Es war recht interessant. In den Seminaren erzählten wir von unseren Heimatländern, tauschten Erfahrungen aus, machten Präsentationen über unsere Projekte. Wir erzählten auch über uns selbst, sprachen von unseren Problemen und versuchten, Lösungen zu finden. Das Leben in Deutschland wurde besprochen und mit dem Leben in unseren Heimatländern verglichen. Außerdem lösten wir komplizierte moralisch-ethische Rätsel, wie Abigeil und Gregory (:-)… So, daß es also wirklich nicht langweilig war!

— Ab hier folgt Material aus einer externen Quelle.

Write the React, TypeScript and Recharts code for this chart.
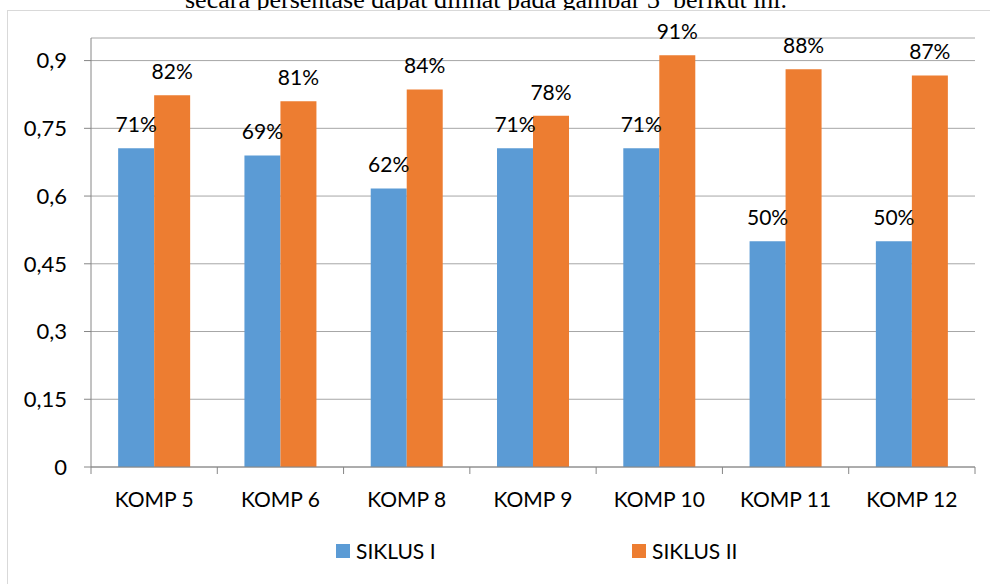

An dieser Stelle noch ein besonderes Wort zu unseren Veranstaltern. Das waren die vielleicht untypischsten Deutschen, die ich hier in Deutschland je getroffen habe. Sie waren sehr offen, ohne jegliche Überempfindlichkeit und Strenge… Die Distanz zwischen uns verschwand schon am ersten Tag und war nicht mehr zu merken. Dafür will ich mich bei ihnen herzlich bedanken, Tausend mal Danke! :))

Diese elf Tage sind fast unbemerkt wie im Fluge vergangen. Gerade eben noch kamen wir an und lernten uns kennen und schon im nächsten Moment ist der Tag des Abschieds gekommen. Klar, war es manchmal schwierig. Das eigene Ich wollte etwas Neues manchmal gar nicht „verdauen“. Stattdessen wollte es sich hinlegen und einfach nur so liegen bleiben. Aber das verging schnell, und die Erinnerungen sind nur die besten geblieben.

Es fehlt mir immer noch das französische „Halles kla“, das griechische „Cilli cicken“, das italienische „Nikse“ und „Warumo“. Mir fehlen auch unsere internationalen Abendessen. Ebenso fehlen auch die Ausgeglichenheit und Besonnenheit der Polen, das italienische Temperament, die griechische Lebensfreude, der französische Übermut. Mir fehlen einfach die bekannten Gesichter.

Kurzum, fehlen mir – schon – meine neuen Freunde.